I watched a Japanese film called I Wish in July. It's a story about two little brothers trying to re-unite their separated parents - an uplifting film that made me smile.
In the film, the dad of the two kids was a singer/guitarist in a small band that had just published an indie album. The boys didn't really understand the meaning of indie, and had the conversation quoted above.
We place romantic connotations to the world indie. We proudly call Studio Pepwuper an indie game studio, participate in the local indie community in Seattle, and pre-ordered Indie Game: The Movie months in advance.
But what is indie?
It's hard to create a definition that everyone can agree on to determine who is indie and who is not. Can we define it with financial structure - studios with corporate financiers (publishers, investors) do not apply? We'd be excluding some of the so-called best indie studios this way. Is it determined by the size of the company? The location? The age? Is it how the developers define their lifestyles? No matter how we try to define it, we can find examples of brilliant indie studios that sit right outside of our definition.
A universally agreed definition of indie somehow seems too mainstream or corporate or un-indie-like. It lacks the independent thinking the indies adore.
In fact, independent thinking is the only common ground for everyone who considers themselves indies.
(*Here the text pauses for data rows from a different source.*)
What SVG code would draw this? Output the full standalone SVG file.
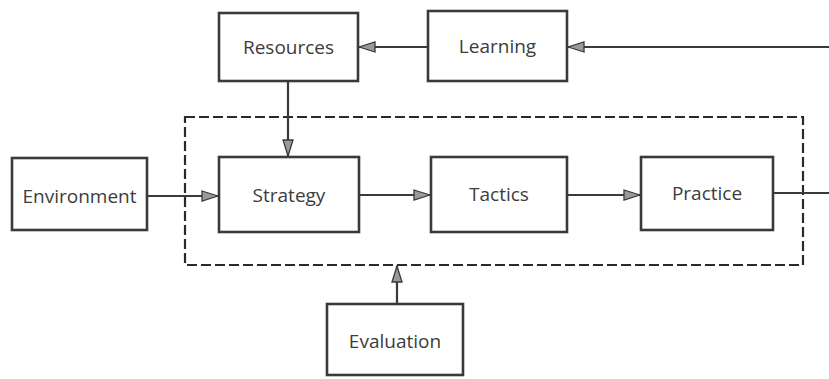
<svg xmlns="http://www.w3.org/2000/svg" width="829" height="379" viewBox="0 0 829 379">
<style>
.box{fill:#fff;stroke:#3a3a3a;stroke-width:2.6}
.lbl{font-family:"Open Sans","Liberation Sans",sans-serif;font-size:19px;fill:#3c3c3c;text-anchor:middle;dominant-baseline:central}
.ln{stroke:#3a3a3a;stroke-width:2.2;fill:none}
.dash{stroke:#2a2a2a;stroke-width:2.2;fill:none;stroke-dasharray:10 4}
</style>
<defs>
<marker id="ah" viewBox="0 0 18 12" refX="17" refY="6" markerWidth="18" markerHeight="12" markerUnits="userSpaceOnUse" orient="auto">
<path d="M1,1 L17,6 L1,11 Z" fill="#9a9a9a" stroke="#3a3a3a" stroke-width="1.3"/>
</marker>
</defs>
<rect id="boundary" class="dash" x="185" y="117" width="618" height="148"/>
<g id="connectors">
<line class="ln" x1="428" y1="47" x2="359" y2="47" marker-end="url(#ah)"/>
<line class="ln" x1="829" y1="47" x2="568" y2="47" marker-end="url(#ah)"/>
<line class="ln" x1="288" y1="81" x2="288" y2="156" marker-end="url(#ah)"/>
<line class="ln" x1="147" y1="196" x2="218" y2="196" marker-end="url(#ah)"/>
<line class="ln" x1="359" y1="195" x2="430" y2="195" marker-end="url(#ah)"/>
<line class="ln" x1="567" y1="195" x2="640" y2="195" marker-end="url(#ah)"/>
<line class="ln" x1="773" y1="193" x2="829" y2="193"/>
<line class="ln" x1="397" y1="304" x2="397" y2="266" marker-end="url(#ah)"/>
</g>
<g id="resources"><rect class="box" x="219" y="13" width="139" height="68"/><text class="lbl" x="288.5" y="47">Resources</text></g>
<g id="learning"><rect class="box" x="428" y="11" width="139" height="70"/><text class="lbl" x="497.5" y="46">Learning</text></g>
<g id="environment"><rect class="box" x="12" y="158" width="135" height="72"/><text class="lbl" x="79.5" y="196">Environment</text></g>
<g id="strategy"><rect class="box" x="219" y="157" width="140" height="75"/><text class="lbl" x="289" y="195">Strategy</text></g>
<g id="tactics"><rect class="box" x="431" y="157" width="136" height="75"/><text class="lbl" x="499" y="194">Tactics</text></g>
<g id="practice"><rect class="box" x="641" y="157" width="132" height="73"/><text class="lbl" x="707" y="193">Practice</text></g>
<g id="evaluation"><rect class="box" x="327" y="304" width="136" height="71"/><text class="lbl" x="395" y="341">Evaluation</text></g>
</svg>
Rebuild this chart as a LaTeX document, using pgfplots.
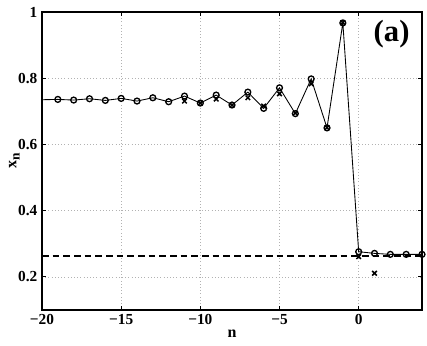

The indie spirit is to be different, to embrace the creative freedom of being independent from restrains and restrictions and expectations and deadlines and milestones and hierarchies and corporate politics…etc.
Then, is the indie spirit stemmed from... the escape of responsibilities?
Quite the opposite.
Being indie doesn't mean we are free from responsibilities. Being indie means we are 100% responsible for everything - every decision and mistake we make. There is no one else to blame.
We can no longer blame corporate politics for project delays. We can no longer blame marketing department for interfering with production. We can no longer blame financiers for shifting their focus to the next cash cow. Because, well, we are the politics and the marketing and the financiers ourselves. If anything isn't going the way we'd planned, we have only ourselves to blame.
True independence comes from 100% responsibility. I read that from somewhere a few years ago right before I started the studio, and I jotted it down and put it on the About page.
Our responsibilities define us as indies.
"Indie means you have to work harder." The little boy in the film is right after all.